### Task instructions
Give only the number of lines where "this" occurs.

### Plotting code records

☆ ☆ ☆ ☆ ☆

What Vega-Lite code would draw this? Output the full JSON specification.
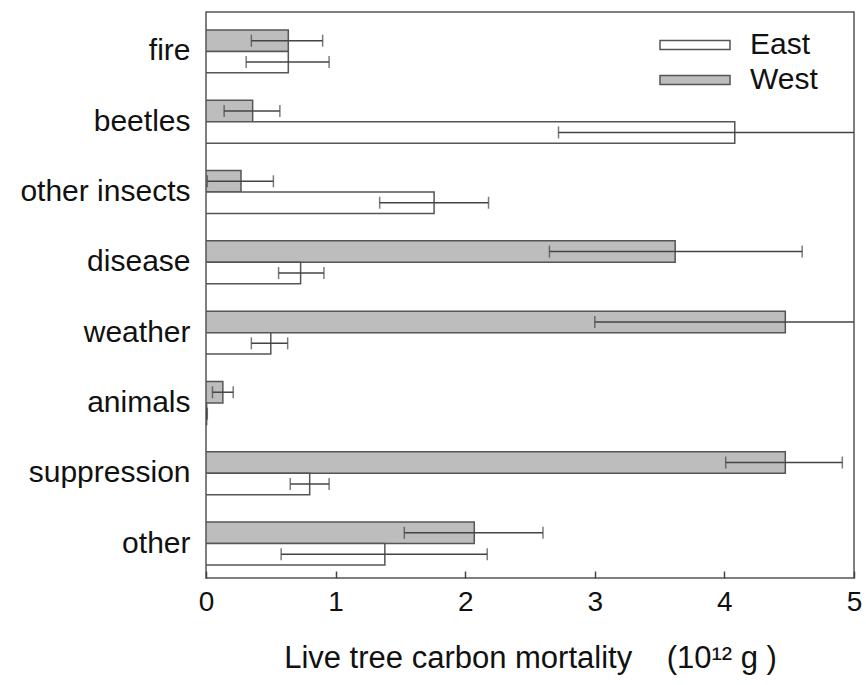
{
  "$schema": "https://vega.github.io/schema/vega-lite/v6.json",
  "width": 648,
  "height": 566,
  "autosize": {"type": "none"},
  "padding": {"left": 206, "top": 12, "right": 12, "bottom": 107},
  "background": "white",
  "config": {
    "font": "Liberation Sans",
    "view": {"stroke": "#555", "strokeWidth": 1.5},
    "axis": {"labelFont": "Liberation Sans", "titleFont": "Liberation Sans", "labelColor": "#111", "titleColor": "#111", "titleFontWeight": "normal", "grid": false}
  },
  "data": {
    "values": [
      {"cause": "fire", "region": "West", "value": 0.635, "lo": 0.35, "hi": 0.90},
      {"cause": "fire", "region": "East", "value": 0.635, "lo": 0.31, "hi": 0.95},
      {"cause": "beetles", "region": "West", "value": 0.36, "lo": 0.14, "hi": 0.57},
      {"cause": "beetles", "region": "East", "value": 4.08, "lo": 2.72, "hi": 5.44},
      {"cause": "other insects", "region": "West", "value": 0.27, "lo": 0.01, "hi": 0.52},
      {"cause": "other insects", "region": "East", "value": 1.76, "lo": 1.34, "hi": 2.18},
      {"cause": "disease", "region": "West", "value": 3.62, "lo": 2.65, "hi": 4.60},
      {"cause": "disease", "region": "East", "value": 0.73, "lo": 0.56, "hi": 0.91},
      {"cause": "weather", "region": "West", "value": 4.47, "lo": 3.00, "hi": 5.94},
      {"cause": "weather", "region": "East", "value": 0.50, "lo": 0.35, "hi": 0.63},
      {"cause": "animals", "region": "West", "value": 0.13, "lo": 0.05, "hi": 0.21},
      {"cause": "animals", "region": "East", "value": 0.005, "lo": 0.0, "hi": 0.01},
      {"cause": "suppression", "region": "West", "value": 4.47, "lo": 4.01, "hi": 4.91},
      {"cause": "suppression", "region": "East", "value": 0.80, "lo": 0.65, "hi": 0.95},
      {"cause": "other", "region": "West", "value": 2.07, "lo": 1.53, "hi": 2.60},
      {"cause": "other", "region": "East", "value": 1.38, "lo": 0.58, "hi": 2.17}
    ]
  },
  "encoding": {
    "y": {
      "field": "cause", "type": "nominal",
      "sort": ["fire", "beetles", "other insects", "disease", "weather", "animals", "suppression", "other"],
      "scale": {"paddingInner": 0.39, "paddingOuter": 0.22, "align": 0.58},
      "axis": {"title": null, "ticks": false, "domain": false, "labelFontSize": 30, "labelPadding": 16, "labelColor": "#111"}
    },
    "yOffset": {"field": "region", "type": "nominal", "sort": ["West", "East"], "scale": {"paddingInner": 0, "paddingOuter": 0}}
  },
  "layer": [
    {
      "mark": {"type": "bar", "stroke": "#555", "strokeWidth": 1.5, "clip": true},
      "encoding": {
        "x": {
          "field": "value", "type": "quantitative",
          "scale": {"domain": [0, 5], "nice": false},
          "axis": {"title": "Live tree carbon mortality\u00a0\u00a0\u00a0\u00a0(10¹² g )", "values": [0, 1, 2, 3, 4, 5], "format": "d", "tickSize": -7, "tickColor": "#444", "tickWidth": 1.5, "domain": false, "labelFontSize": 28, "labelPadding": 17, "titleFontSize": 31, "titlePadding": 27, "labelFlush": false}
        },
        "color": {
          "field": "region", "type": "nominal",
          "scale": {"domain": ["East", "West"], "range": ["#ffffff", "#bdbdbd"]},
          "legend": {
            "title": null, "orient": "none", "legendX": 479, "legendY": 18,
            "symbolType": "M-8,-0.9H6V0.9H-8Z", "symbolSize": 100,
            "symbolStrokeColor": "#555", "symbolStrokeWidth": 1.5,
            "labelFontSize": 30, "labelColor": "#111", "labelOffset": 35, "rowPadding": 5, "symbolOpacity": 1
          }
        }
      }
    },
    {
      "mark": {"type": "rule", "color": "#444", "strokeWidth": 1.5, "clip": true},
      "encoding": {
        "x": {"field": "lo", "type": "quantitative"},
        "x2": {"field": "hi"}
      }
    },
    {
      "mark": {"type": "tick", "color": "#444", "thickness": 1.5, "size": 12, "clip": true},
      "encoding": {"x": {"field": "lo", "type": "quantitative"}}
    },
    {
      "mark": {"type": "tick", "color": "#444", "thickness": 1.5, "size": 12, "clip": true},
      "encoding": {"x": {"field": "hi", "type": "quantitative"}}
    }
  ]
}
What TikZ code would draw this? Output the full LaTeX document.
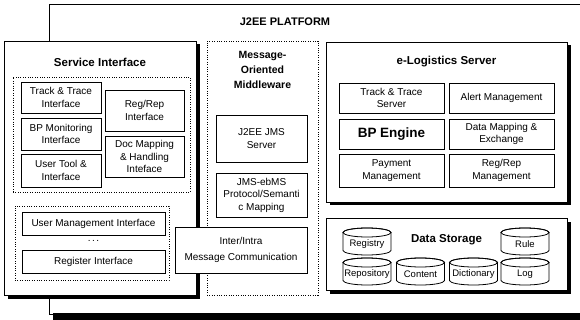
\documentclass[tikz,border=0pt]{standalone}
\usepackage{fontspec}
\setmainfont{Liberation Sans}
\usetikzlibrary{shadows,calc}
\tikzset{
  box/.style={draw, line width=0.8pt, fill=white, inner sep=0pt, align=center,
    font=\fontsize{10}{12.5}\selectfont},
  grp/.style={draw, line width=0.6pt, dash pattern=on 0.8pt off 1.6pt, inner sep=0pt},
  panel/.style={draw, line width=0.9pt, fill=white, inner sep=0pt,
    drop shadow={shadow xshift=3.5pt, shadow yshift=-3.5pt, fill=black, opacity=1}},
  ttl/.style={font=\fontsize{11.5}{14}\selectfont\bfseries, inner sep=0pt, align=center},
  cyltext/.style={inner sep=0pt, font=\fontsize{9.5}{12}\selectfont},
  cylline/.style={line width=0.8pt},
}
\newcommand{\dbcyl}[4]{%
  \draw[cylline, fill=white] ({#2-24},{#3-9}) -- ({#2-24},{#3+9})
     arc[start angle=180, end angle=360, x radius=24pt, y radius=4.5pt]
     -- ({#2+24},{#3-9})
     arc[start angle=0, end angle=180, x radius=24pt, y radius=4.5pt] -- cycle;
  \draw[cylline] (#2,{#3-9}) ellipse[x radius=24pt, y radius=4.5pt];
  \node[cyltext] (#1) at (#2,{#3+2.5}) {#4};
}
\begin{document}
\begin{tikzpicture}[x=1pt, y=-1pt]
\useasboundingbox (0,0) rectangle (580,320);
\fill[white] (0,0) rectangle (580,320);

% J2EE platform
\draw[line width=0.8pt] (580,4) -- (49,4) -- (49,314) -- (580,314);
\fill[black] (53,313) rectangle (580,320);
\node[ttl, font=\fontsize{11}{13}\selectfont\bfseries] (j2ee) at (285,22) {J2EE PLATFORM};

% Service Interface
\node[panel, minimum width=192pt, minimum height=254pt] (si) at (100,168) {};
\node[ttl] (sititle) at (100,62) {Service Interface};
\node[grp, minimum width=177pt, minimum height=115pt] (sigrp) at (101.5,134.5) {};
\node[box, minimum width=80pt, minimum height=31pt] (tti) at (61,97.5) {Track \& Trace\\Interface};
\node[box, minimum width=80pt, minimum height=32pt] (bpm) at (61,134) {BP Monitoring\\Interface};
\node[box, minimum width=80pt, minimum height=33pt] (uti) at (61,170.5) {User Tool \&\\Interface};
\node[box, minimum width=79pt, minimum height=41pt] (rri) at (144.5,110.5) {Reg/Rep\\Interface};
\node[box, minimum width=79pt, minimum height=41pt] (dmh) at (144.5,156.5) {Doc Mapping\\\& Handling\\Inteface};
\node[grp, minimum width=154pt, minimum height=74pt] (umgrp) at (92,243) {};
\node[box, minimum width=143pt, minimum height=23pt] (umi) at (93.5,223.5) {User Management Interface};
\node[inner sep=0pt, font=\fontsize{10}{12}\selectfont] (dots) at (93.5,241) {.\hspace{1.5pt}.\hspace{1.5pt}.};
\node[box, minimum width=143pt, minimum height=23pt] (regi) at (93.5,261.5) {Register Interface};

% Message-Oriented Middleware
\node[grp, fill=white, minimum width=111pt, minimum height=254pt] (mom) at (262.5,168) {};
\node[ttl, font=\fontsize{10.5}{15}\selectfont\bfseries] (momtitle) at (262.5,70) {Message-\\Oriented\\Middleware};
\node[box, minimum width=91pt, minimum height=47pt] (jms) at (261.5,138.5) {J2EE JMS\\Server};
\node[box, minimum width=91pt, minimum height=44pt] (ebms) at (261.5,195) {JMS-ebMS\\Protocol/Semanti\\c Mapping};

% e-Logistics Server
\node[panel, minimum width=241pt, minimum height=160pt] (els) at (446.5,122) {};
\node[ttl] (elstitle) at (446.5,62) {e-Logistics Server};
\node[box, minimum width=105pt, minimum height=30pt] (tts) at (391.5,98) {Track \& Trace\\Server};
\node[box, minimum width=105pt, minimum height=30pt] (alert) at (501.5,98) {Alert Management};
\node[box, minimum width=105pt, minimum height=30pt, font=\fontsize{13.5}{16}\selectfont\bfseries] (bpe) at (391.5,134) {BP Engine};
\node[box, minimum width=105pt, minimum height=30pt] (dme) at (501.5,134) {Data Mapping \&\\Exchange};
\node[box, minimum width=105pt, minimum height=33pt] (pay) at (391.5,170.5) {Payment\\Management};
\node[box, minimum width=105pt, minimum height=33pt] (rrm) at (501.5,170.5) {Reg/Rep\\Management};

% Data Storage
\node[panel, minimum width=241pt, minimum height=72pt] (ds) at (446.5,254) {};
\node[ttl] (dstitle) at (446.5,240) {Data Storage};
\dbcyl{registry}{367}{241.5}{Registry}
\dbcyl{rule}{525}{241.5}{Rule}
\dbcyl{repository}{367}{271.5}{Repository}
\dbcyl{content}{420.5}{271.5}{Content}
\dbcyl{dictionary}{473.5}{271.5}{Dictionary}
\dbcyl{log}{525}{271.5}{Log}

% Inter/Intra Message Communication (on top)
\node[box, minimum width=132pt, minimum height=46pt, font=\fontsize{10}{16}\selectfont] (imc) at (241,250) {Inter/Intra\\Message Communication};
\end{tikzpicture}
\end{document}
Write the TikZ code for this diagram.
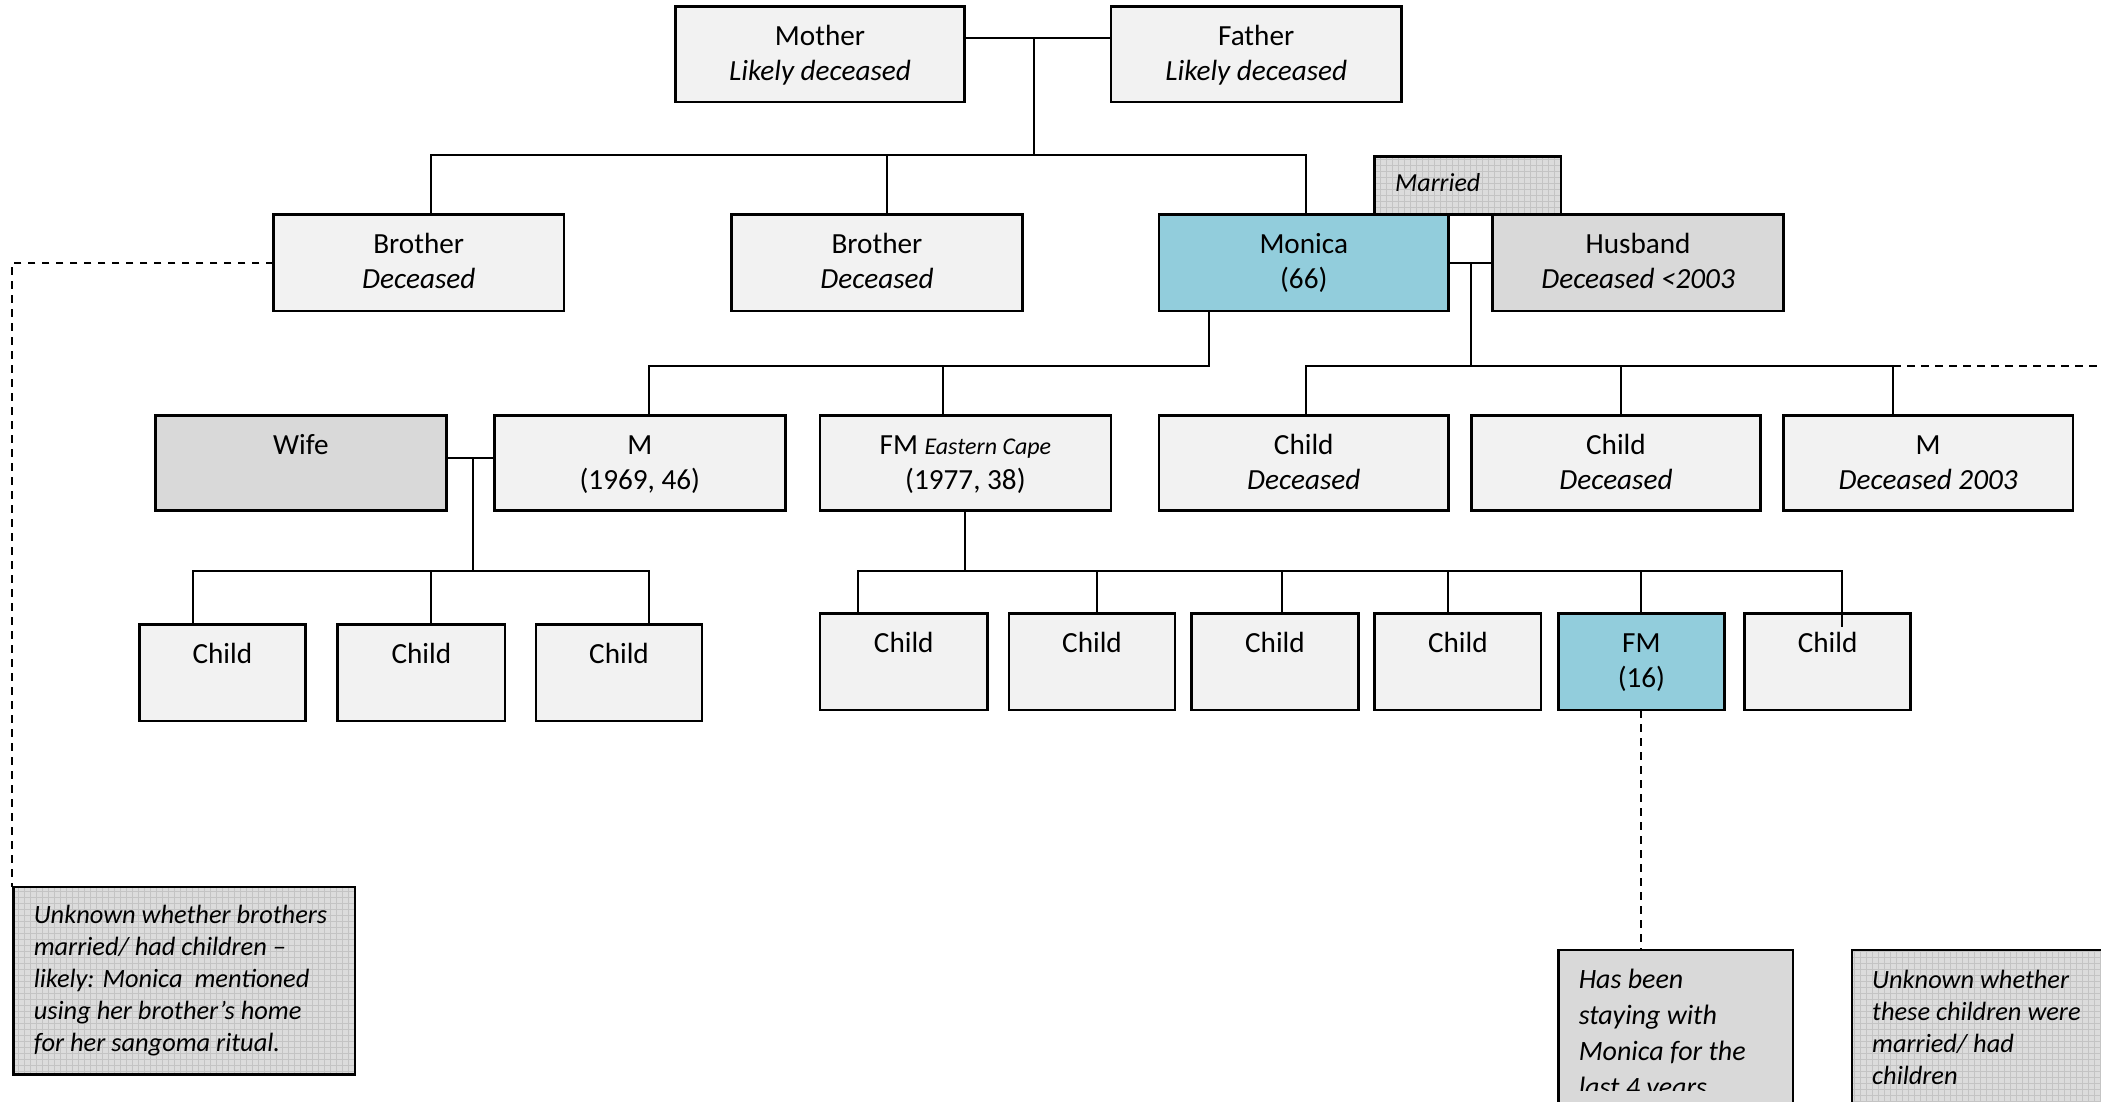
\documentclass[tikz,border=0pt]{standalone}
\usepackage{fontspec}
\setmainfont{Carlito}
\usetikzlibrary{patterns}

\definecolor{boxfill}{HTML}{F2F2F2}
\definecolor{bluefill}{HTML}{92CDDC}
\definecolor{grayfill}{HTML}{D9D9D9}
\definecolor{notefill}{HTML}{DCDCDC}
\definecolor{gridcol}{HTML}{C4C4C4}

\tikzset{
  famrect/.style={draw=black, line width=1.3pt, inner sep=0pt, outer sep=0pt},
  kin/.style={famrect, fill=boxfill},
  focal/.style={famrect, fill=bluefill},
  inlaw/.style={famrect, fill=grayfill},
  memo/.style={famrect, preaction={fill=notefill}, pattern=grid, pattern color=gridcol},
  conn/.style={line width=1pt},
  hint/.style={line width=1pt, dash pattern=on 3.7pt off 3.3pt},
  boxtext/.style={font=\fontsize{14.6}{17.5}\selectfont, align=center, anchor=north,
    inner sep=0pt, yshift=-7.2pt},
  memotext/.style={font=\fontsize{13.2}{16}\selectfont\itshape, align=left,
    anchor=north west, inner sep=0pt},
}

% box: name, x1, y1, x2, y2, style, text (top aligned, centred)
\newcommand\famnode[7]{%
  \node[#6, minimum width={(#4-#2)*0.67pt}, minimum height={(#5-#3)*0.67pt}]
    (#1) at ({(#2+#4)/2},{(#3+#5)/2}) {};
  \node[boxtext] (#1-t) at (#1.north) {\strut #7};}

\begin{document}
\begin{tikzpicture}[x=0.67pt, y=-0.67pt]
\useasboundingbox (0,0) rectangle (1568,822);
\clip (0,0) rectangle (1568,822);
\fill[white] (0,0) rectangle (1568,822);

% ---- parents ----
\famnode{mother}{504}{5}{720}{76}{kin}{Mother\\\textit{Likely deceased}}
\famnode{father}{829}{5}{1046}{76}{kin}{Father\\\textit{Likely deceased}}

% ---- siblings ----
\famnode{bro1}{204}{160}{421}{232}{kin}{Brother\\\textit{Deceased}}
\famnode{bro2}{546}{160}{763}{232}{kin}{Brother\\\textit{Deceased}}
\node[memo, minimum width={139*0.67pt}, minimum height={43*0.67pt}]
  (married) at ({(1026+1165)/2},{(117+160)/2}) {};
\node[anchor=base west, inner sep=0pt, font=\fontsize{13}{15}\selectfont\itshape]
  (married-t) at ([xshift=10pt, yshift=-17.4pt]married.north west) {Married};
\famnode{monica}{865}{160}{1081}{232}{focal}{Monica\\(66)}
\famnode{husband}{1114}{160}{1331}{232}{inlaw}{Husband\\\textit{Deceased <2003}}

% ---- children of Monica ----
\famnode{wife}{116}{310}{333}{381}{inlaw}{Wife}
\famnode{m1}{369}{310}{586}{381}{kin}{M\\(1969, 46)}
\famnode{fm1}{612}{310}{829}{381}{kin}{FM {\fontsize{12}{14}\selectfont\itshape Eastern Cape}\\(1977, 38)}
\famnode{c1}{865}{310}{1081}{381}{kin}{Child\\\textit{Deceased}}
\famnode{c2}{1098}{310}{1314}{381}{kin}{Child\\\textit{Deceased}}
\famnode{m2}{1331}{310}{1547}{381}{kin}{M\\\textit{Deceased 2003}}

% ---- grandchildren through M ----
\famnode{ga}{104}{466}{228}{538}{kin}{Child}
\famnode{gb}{252}{466}{377}{538}{kin}{Child}
\famnode{gc}{400}{466}{524}{538}{kin}{Child}

% ---- grandchildren through FM ----
\famnode{ka}{612}{458}{737}{530}{kin}{Child}
\famnode{kb}{753}{458}{877}{530}{kin}{Child}
\famnode{kc}{889}{458}{1014}{530}{kin}{Child}
\famnode{kd}{1026}{458}{1150}{530}{kin}{Child}
\famnode{fm16}{1163}{458}{1287}{530}{focal}{FM\\(16)}
\famnode{kf}{1302}{458}{1426}{530}{kin}{Child}

% ---- notes ----
\node[memo, minimum width={255*0.67pt}, minimum height={140*0.67pt}]
  (lnote) at ({(10+265)/2},{(662+802)/2}) {};
\node[memotext] (lnote-t) at ([xshift=10pt, yshift=-6.9pt]lnote.north west)
  {\strut Unknown whether brothers\\married/ had children --\\likely: Monica\ \ mentioned\\using her brother’s home\\for her sangoma ritual.};

\node[famrect, fill=grayfill, minimum width={175*0.67pt}, minimum height={140*0.67pt}]
  (fmnote) at ({(1163+1338)/2},{(709+849)/2}) {};
\coordinate (fmclip) at (1338,813.5);
\begin{scope}
  \clip (fmnote.north west) rectangle (fmclip);
  \node[memotext, font=\fontsize{14}{18}\selectfont\itshape] (fmnote-t)
    at ([xshift=10pt, yshift=-6.2pt]fmnote.north west)
    {\strut Has been\\staying with\\Monica for the\\last 4 years};
\end{scope}

\node[memo, minimum width={220*0.67pt}, minimum height={140*0.67pt}]
  (rnote) at ({(1382+1602)/2},{(709+849)/2}) {};
\node[memotext] (rnote-t) at ([xshift=10pt, yshift=-7.6pt]rnote.north west)
  {\strut Unknown whether\\these children were\\married/ had\\children};

% ---- connectors: parents ----
\coordinate (pm) at (772,28);
\coordinate (sibbar) at (772,116);
\coordinate (sb1) at (322,116);
\coordinate (sb2) at (662,116);
\coordinate (sb3) at (975,116);
\draw[conn] (mother.east |- pm) -- (father.west |- pm);
\draw[conn] (pm) -- (sibbar);
\draw[conn] (sb1 |- bro1.north) -- (sb1) -- (sb3) -- (sb3 |- monica.north);
\draw[conn] (sb2) -- (sb2 |- bro2.north);

% ---- Monica and husband ----
\coordinate (mh) at (1098,196);
\coordinate (hb) at (1098,273);
\coordinate (hb1) at (975,273);
\coordinate (hb2) at (1210,273);
\coordinate (hb3) at (1413,273);
\coordinate (hbend) at (1568,273);
\draw[conn] (monica.east |- mh) -- (husband.west |- mh);
\draw[conn] (mh) -- (hb);
\draw[conn] (hb1 |- c1.north) -- (hb1) -- (hb3) -- (hb3 |- m2.north);
\draw[conn] (hb2) -- (hb2 |- c2.north);
\draw[hint] (hb3) -- (hbend);

% ---- Monica's earlier children ----
\coordinate (mk) at (902,273);
\coordinate (mk1) at (484,273);
\coordinate (mk2) at (704,273);
\draw[conn] (mk |- monica.south) -- (mk) -- (mk1) -- (mk1 |- m1.north);
\draw[conn] (mk2) -- (mk2 |- fm1.north);

% ---- wife and M ----
\coordinate (wm) at (353,342);
\coordinate (wmb) at (353,426);
\coordinate (wb1) at (144,426);
\coordinate (wb2) at (322,426);
\coordinate (wb3) at (484,426);
\draw[conn] (wife.east |- wm) -- (m1.west |- wm);
\draw[conn] (wm) -- (wmb);
\draw[conn] (wb1 |- ga.north) -- (wb1) -- (wb3) -- (wb3 |- gc.north);
\draw[conn] (wb2) -- (wb2 |- gb.north);

% ---- FM's children ----
\coordinate (fk) at (720,426);
\coordinate (fb1) at (640,426);
\coordinate (fb2) at (819,426);
\coordinate (fb3) at (957,426);
\coordinate (fb4) at (1081,426);
\coordinate (fb5) at (1225,426);
\coordinate (fb6) at (1375,426);
\coordinate (fb6in) at (1375,468);
\draw[conn] (fk |- fm1.south) -- (fk);
\draw[conn] (fb1 |- ka.north) -- (fb1) -- (fb6) -- (fb6in);
\draw[conn] (fb2) -- (fb2 |- kb.north);
\draw[conn] (fb3) -- (fb3 |- kc.north);
\draw[conn] (fb4) -- (fb4 |- kd.north);
\draw[conn] (fb5) -- (fb5 |- fm16.north);

% ---- dashed links to notes ----
\coordinate (lcorner) at (9,196);
\draw[hint] (bro1.west) -- (lcorner) -- (lcorner |- lnote.north);
\draw[hint] (fm16.south) -- (fm16.south |- fmnote.north);
\end{tikzpicture}
\end{document}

☆ ☆ ☆ ☆ ☆

### Output of the task
3